= Frank E. Midkiff =

Frank Elbert Midkiff (November 15, 1887 – August 7, 1983) was an American educator and civic leader. He served as High Commissioner of the Trust Territory of the Pacific Islands from March 13, 1953, to September 1, 1954.

==Life and career==

Midkiff was born in Anna, Illinois. He served as principal of Lewistown High School in Lewistown, Illinois from 1908 to 1910. He then worked at the Kimberly Gold Mines, Jardine, Montana before taking a position as instructor of English and coach for baseball and football at Peddie Institute, Hightstown, New Jersey.
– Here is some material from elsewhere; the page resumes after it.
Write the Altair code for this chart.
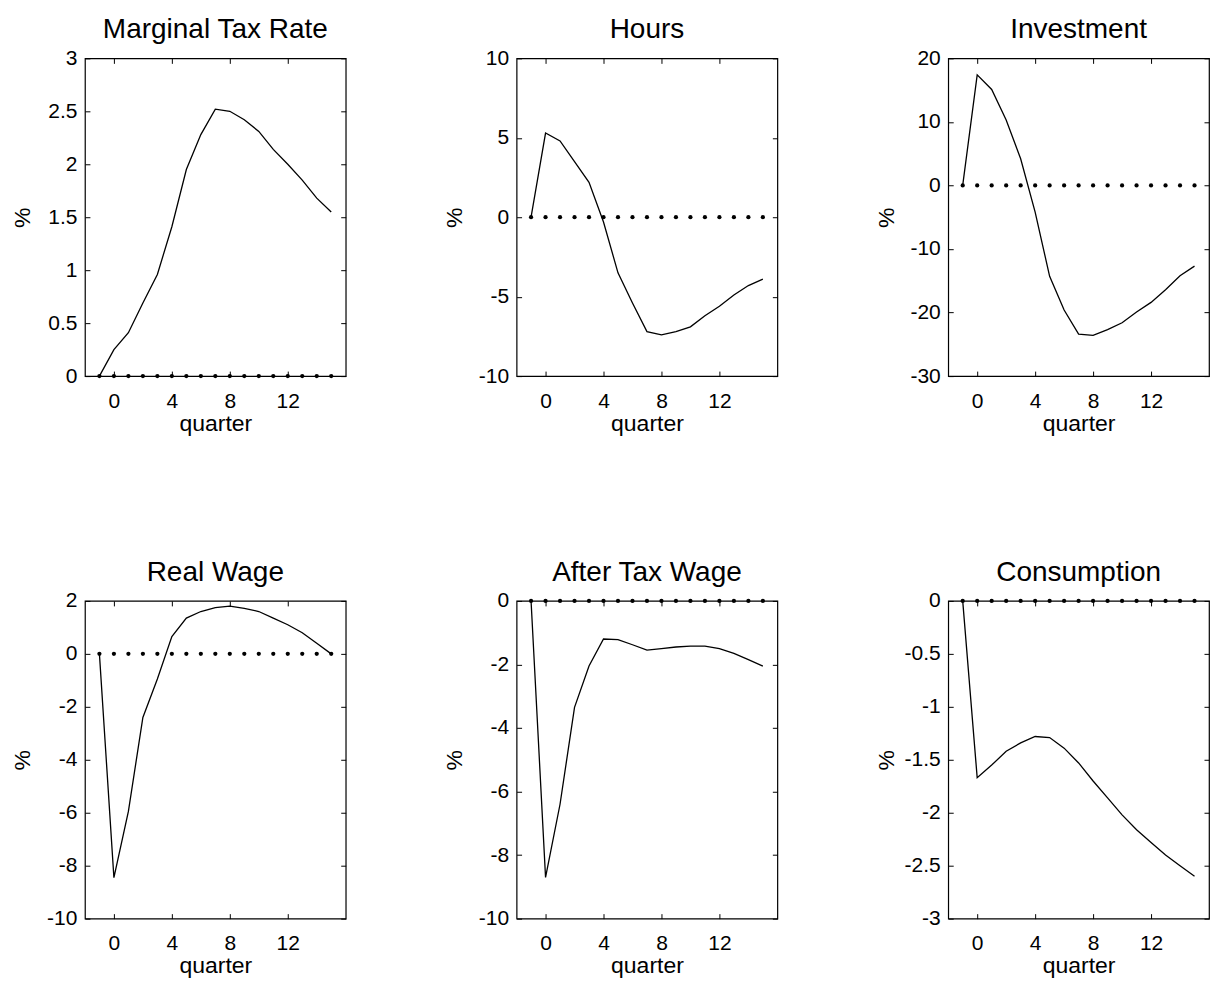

Midkiff graduated from Colgate University in 1912. He went on to teach English and head the athletics at Oahu College in 1913. He served in the United States Army during World War I from 1918 to 1919. After his honorable discharge, he joined the firm of Lewers & Cooke, Ltd. He served as President of Kamehameha Schools from 1923 to 1934.

He earned his Ph.D. in education from Yale University in 1935. He served as Acting President, Honolulu Chamber of Commerce. He was appointed by President Dwight D. Eisenhower to the position of High Commissioner of the Trust Territory of the Pacific Islands.

Midkiff died in Honolulu, Hawai'i on August 7, 1983. The Frank E. Midkiff Learning Center at Kamehameha Schools was named in his honor in 1977.